Inospace, South Africa's largest owner of last-mile delivery logistics parks, has reported that the non-delivery of goods resulted in supply chain chaos, with demand for short-term warehousing space being even higher than during the Covid lockdown period.

Retail was severely impacted by staff absenteeism of close to 70% of staff in many sectors. The Cape Town port was operated with 60% of its staff, thus hampering ship movements, container discharge, and collection/deliveries.

Some goods did not reach production lines, and finished products did not reach consumers. Export activities were also affected due to concerns for staff safety, further affecting the movement of goods and products.

The reported non-attendance of staff and a huge drop in consumers through stores triggered overflowing warehouses across the Cape Peninsula.

According to South Africa's largest last-mile delivery warehouse group, Inospace, there are parallels between the strike's impact on business operations and the effects of Covid-19.

"In many ways, the strike was far worse than the Covid lockdowns. During the pandemic, workers in essential industries came to work and delivered products directly to stores and consumers. With the strike, goods languished in warehouses, and the supply chain was totally seized," says Jacques Weber, Chief Operating Officer of Inospace.

With piles of inventory stacking up, Inospace's call centres are still being inundated with requests for short-term warehouse space. As a result of the strike, warehouses are swamped with increased inventory, and space has become extremely limited.

Inospace, which launched an outsourced shared warehouse offering last month, is bursting at the seams as goods that came in have not been delivered to end-user consumers.

"During the Covid era, the seizing up of supply chains caused two years of disruption.
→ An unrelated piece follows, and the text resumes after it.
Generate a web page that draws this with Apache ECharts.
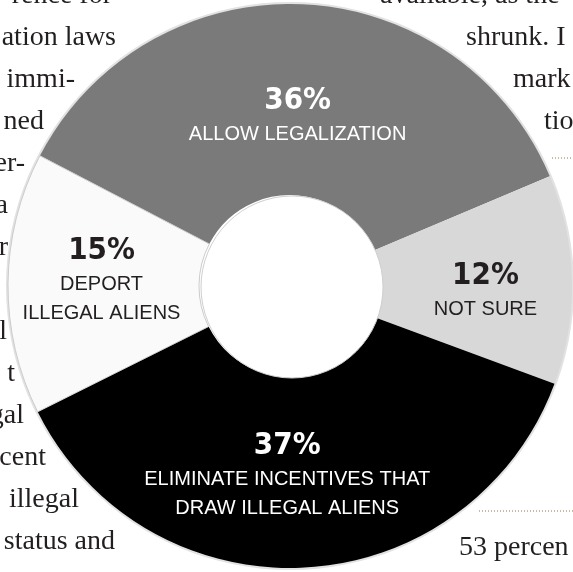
<!DOCTYPE html>
<html>
<head>
<meta charset="utf-8">
<script src="https://cdn.jsdelivr.net/npm/echarts@6/dist/echarts.min.js"></script>
<style>
html,body{margin:0;padding:0;background:#fff;}
#c{width:573px;height:572px;}
</style>
</head>
<body>
<div id="c"></div>
<script>
// ---- data ----
var categories = ['ALLOW LEGALIZATION', 'NOT SURE', 'ELIMINATE INCENTIVES THAT\nDRAW ILLEGAL ALIENS', 'DEPORT\nILLEGAL ALIENS'];
var values = [36, 12, 37, 15];
var sliceColors = ['#7a7a7a', '#d8d8d8', '#000000', '#fafafa'];
var labelColors = ['#ffffff', '#231f20', '#ffffff', '#231f20'];

// background magazine text fragments (left column, right column)
var leftLines = ['rence for', 'ation laws', 'immi-', 'ned', 'er-', 'a', 'r', '', 'l', 't', 'gal', 'cent', ' illegal', 'status and'];
var rightLines = ['available, as the', 'shrunk. I', 'mark', 'tio'];
var rightBottom = '53 percen';

var chart = echarts.init(document.getElementById('c'));

var graphics = [];
var serif = '"Liberation Serif", "DejaVu Serif", serif';
// left column: right-aligned endings
var leftEnds = [112, 116, 75, 44, 25, 8, 8, 0, 7, 15, 24, 46, 79, 115];
leftLines.forEach(function (t, i) {
  if (!t) return;
  graphics.push({
    type: 'text', z: 0,
    x: leftEnds[i], y: -4 + 42 * i,
    style: { text: t, font: '28px ' + serif, fill: '#231f20', textAlign: 'right', textVerticalAlign: 'middle' }
  });
});
var rightStarts = [380, 466, 513, 544];
rightLines.forEach(function (t, i) {
  graphics.push({
    type: 'text', z: 0,
    x: rightStarts[i], y: -4 + 42 * i,
    style: { text: t, font: '28px ' + serif, fill: '#231f20', textAlign: 'left', textVerticalAlign: 'middle' }
  });
});
graphics.push({
  type: 'text', z: 0, x: 459, y: 548,
  style: { text: rightBottom, font: '28px ' + serif, fill: '#231f20', textAlign: 'left', textVerticalAlign: 'middle' }
});
// dotted rules
graphics.push({ type: 'line', z: 0, shape: { x1: 552, y1: 158, x2: 573, y2: 158 },
  style: { stroke: '#8a7a55', lineWidth: 1.2, lineDash: [1, 2] } });
graphics.push({ type: 'line', z: 0, shape: { x1: 479, y1: 511, x2: 573, y2: 511 },
  style: { stroke: '#8a7a55', lineWidth: 1.2, lineDash: [1, 2] } });

var offsets = [[0, 19], [6, 9], [-13, 0], [1, -4]];

var option = {
  backgroundColor: '#ffffff',
  animation: false,
  graphic: graphics,
  series: [
    {
      type: 'pie',
      z: 1,
      silent: true,
      center: [290, 286],
      radius: [281, 284],
      startAngle: 0,
      label: { show: false },
      labelLine: { show: false },
      data: [{ value: 1, itemStyle: { color: '#e2e2e2' } }]
    },
    {
      type: 'pie',
      z: 2,
      center: [290, 286],
      radius: [91, 282],
      startAngle: 152.5,
      clockwise: true,
      avoidLabelOverlap: false,
      labelLine: { show: false },
      data: values.map(function (v, i) {
        return {
          value: v,
          name: categories[i],
          itemStyle: {
            color: sliceColors[i],
            borderColor: i === 3 ? '#cccccc' : sliceColors[i],
            borderWidth: i === 3 ? 1 : 0
          },
          label: {
            show: true,
            position: 'inside',
            offset: offsets[i],
            color: labelColors[i],
            formatter: '{p|' + v + '%}\n{t|' + categories[i].split('\n').join('}\n{t|') + '}',
            rich: {
              p: { fontFamily: '"DejaVu Sans Condensed", "Liberation Sans", Arial, sans-serif', fontWeight: 'bold', fontSize: 31, lineHeight: 38, color: labelColors[i] },
              t: { fontFamily: '"Liberation Sans", Arial, sans-serif', fontSize: 20, lineHeight: 29, color: labelColors[i] }
            }
          }
        };
      })
    },
    {
      type: 'pie',
      z: 3,
      silent: true,
      center: [292, 287],
      radius: [0, 91],
      label: { show: false },
      labelLine: { show: false },
      data: [{ value: 1, itemStyle: { color: '#ffffff', borderColor: '#cfcfcf', borderWidth: 1 } }]
    }
  ]
};
chart.setOption(option);
</script>
</body>
</html>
After over two years of chronic supply chain headaches, inventory management is now a central focus for retailers and industrial companies. But the strike and inventory situation caught us off guard," said Weber.  

The strike has not only affected and triggered unprecedented demand for short-term warehouse space but has also caused property management issues for many Cape Town property companies.

"Chronic staff shortages have meant that we have had to take drastic measures to find security guards, cleaning staff and maintenance personnel," said Weber. "Our new outsourced warehousing offering has been the largest recipient of the taxi strike. We pulled out all the stops to keep our fulfilment centre open, and people were working 24-hour shifts, with the 300% increase in warehousing demand".

According to Weber, the demand for outsourced warehousing will grow as companies realise they don't need to only enter into long-term leases to secure warehousing. "If there is one thing that we can learn, it is that supply chain disruptions are a permanent feature of business today and offering flexible leases in traditional dedicated spaces, and scalable warehousing in shared facilities is a game changer in the warehousing sector".